Una vez fue la mirada…asomando entre el follaje, misteriosa sobre el velo o coqueta e insinuante tras el abanico.
De alguna manera otras miradas quedaban enlazadas con aquellos ojos o mostraban dolor por el desdén que los mismos podían demostrar.
La mirada fue el primer semáforo, el que indicaba si se podía pasar, debía esperarse todavía o si el avance era prohibido.
No importaba el color del iris, no estaba allí el arte de trasmitir mensajes, máxime si se contaba con un cerco de arqueadas pestañas que escondieran sentimientos o los delatara.
Las jóvenes nacían con esa sabiduría de atraer aun a través de celosías. Algunas abuelas experimentadas, podían enseñarles tempranamente a usar esa arma sutil y peligrosa.
Por supuesto era el tiempo en que los caballeros pagaban siempre la invitación a la confitería, regalaban con frecuencia delicadas flores, abrían las portezuelas de carruajes o automóviles para que bajara la damita que los acompañaba, daba indefectiblemente su asiento en los autobuses a toda persona del sexo opuesto que estuviera de pie, y el lugar preferencial de las veredas.
En cualquier tardecita fría o ante una lluvia imprevista no vacilaba en quitarse su abrigo aunque delgada fuera su camisa, para cubrir los hombros de la temblorosa muchacha que estaba a su lado.

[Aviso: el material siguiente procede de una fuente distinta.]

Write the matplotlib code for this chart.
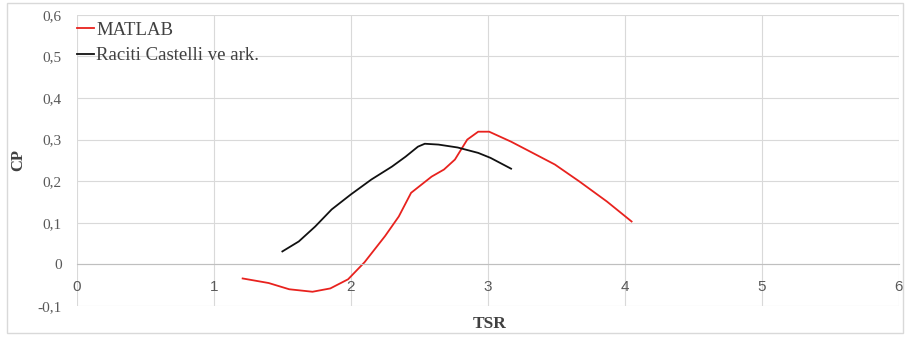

Seguramente ya no se usaban los gestos grandilocuentes de aquellos gentilhombres capaces de tirar su capa sobre un charco para que su enamorada no estropeara su calzado, o su largo vestido, pero las actitudes de cortesía eran de verdad muy notables.
A medida que el tiempo ha pasado, las mujeres hemos accedido a responsabilidades y derechos que parecían privativos del hombre. Para eso mucho se debió luchar. La igualdad en todos los campos se va manifestando, aunque todavía no haya llegado a ser total.
Ahora cualquier hombre tímido o desprevenido casi no se sorprende si la compañera de oficina harta de su indiferencia, su vecina o una desconocida con quien ha tropezado, le dice sin preámbulos que es muy atractivo, que desearía compartir con él una velada o incluso todo su futuro.
La cuenta del restaurante seguramente la pagará quien invita y el hombre avasallado por tanta igualdad, ya no necesita semáforos, y encuentra ridículo ofrecer el asiento o abrir la portezuela.
También él quiere resguardarse de la lluvia o el frío vespertino y quitarse el saco le parece una tontería,o hasta una injusticia
Mientras, nosotras nos sentimos triunfadoras aunque debamos desafiar lluvias y vientos,y marchemos con la mirada cansada o distraída, añorando perfumes.